As we have required $H_0$ to be nested in $H_1$, $F \sim F_{p-q, \, n-p}$ when $H_0$ is true. To see this, note that \[ {{D_0}\over\sigma^2}={{D_0-D_1}\over\sigma^2}+{{D_1}\over\sigma^2}. \] Furthermore, under $H_0$, $D_1/\sigma^2 \sim \chi^2_{n-p}$ and $D_0/\sigma^2 \sim \chi^2_{n-q}$. It is possible to show (although we will not do so here) that under $H_0$, $(D_0-D_1)/\sigma^2$ and $D_0/\sigma^2$ are independent.

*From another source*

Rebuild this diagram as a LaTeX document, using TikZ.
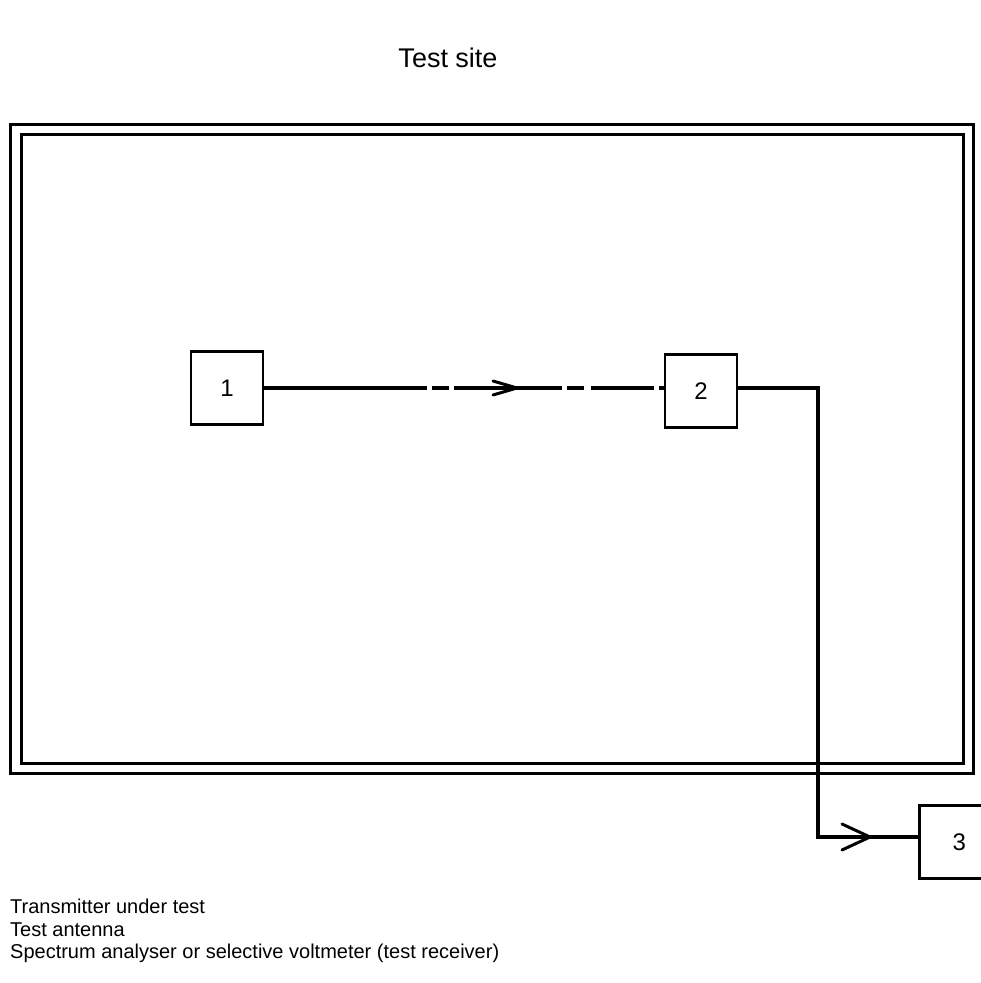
\documentclass[tikz,border=0pt]{standalone}
\usepackage{fontspec}
\setmainfont{Liberation Sans}
\usetikzlibrary{calc}
\begin{document}
\begin{tikzpicture}[x=1pt,y=-1pt,
  frame/.style={draw=black,line width=3pt},
  unit/.style={draw=black,line width=2.6pt,minimum width=72pt,minimum height=73pt,inner sep=0pt,font=\fontsize{24}{28}\selectfont},
  conn/.style={draw=black,line width=3.5pt},
  head/.style={draw=black,line width=3pt,line cap=round,line join=miter}]
\useasboundingbox (0,0) rectangle (981,983);
\node[font=\fontsize{27}{32}\selectfont] (title) at (448,58) {Test site};
\draw[frame] (10,124) rectangle (973,773);
\draw[frame] (21,134) rectangle (963,763);
\node[unit] (u1) at (227,388) {1};
\node[unit] (u2) at (701,391) {2};
\node[unit,minimum width=80pt,anchor=north west] (u3) at (918,804) {3};
\coordinate (bend1) at (818,388);
\coordinate (bend2) at (818,837);
% dash-dot link 1 -> 2
\draw[conn,dash pattern=on 163pt off 5pt on 17pt off 5pt on 108pt off 5pt on 17pt off 7pt on 63pt off 5pt on 5pt] (u1.east |- 0,388) -- (u2.west |- 0,388);
\coordinate (tip1) at (517,388);
\draw[head] ($(tip1)+(-24,-7)$) -- (tip1) -- ($(tip1)+(-24,7)$);
% cable 2 -> 3
\draw[conn,line join=miter] (u2.east |- 0,388) -- (bend1) -- (bend2) -- (u3.west |- bend2);
\coordinate (tip2) at (870,837);
\draw[head] ($(tip2)+(-28,-13)$) -- (tip2) -- ($(tip2)+(-28,13)$);
\node[anchor=west,font=\fontsize{20}{22.5}\selectfont,align=left,inner sep=0pt] (legend) at (10,931) {Transmitter under test\\Test antenna\\Spectrum analyser or selective voltmeter (test receiver)};
\end{tikzpicture}
\end{document}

Therefore, from the properties of the chi-squared distribution, it follows that under $H_0$, $(D_0-D_1)/\sigma^2 \sim \chi^2_{p-q}$, and $F \sim F_{p-q,\,n-p}$ distribution.

Therefore, the precise critical region can be evaluated given the size, $\alpha$, of the test. We reject $H_0$ in favour of $H_1$ when \[ {{(D_0-D_1)/(p-q)}\over{D_1/(n-p)}}>k \] where $k$ is the $100(1-\alpha)\%$ point of the $F_{p-q,\,n-p}$ distribution.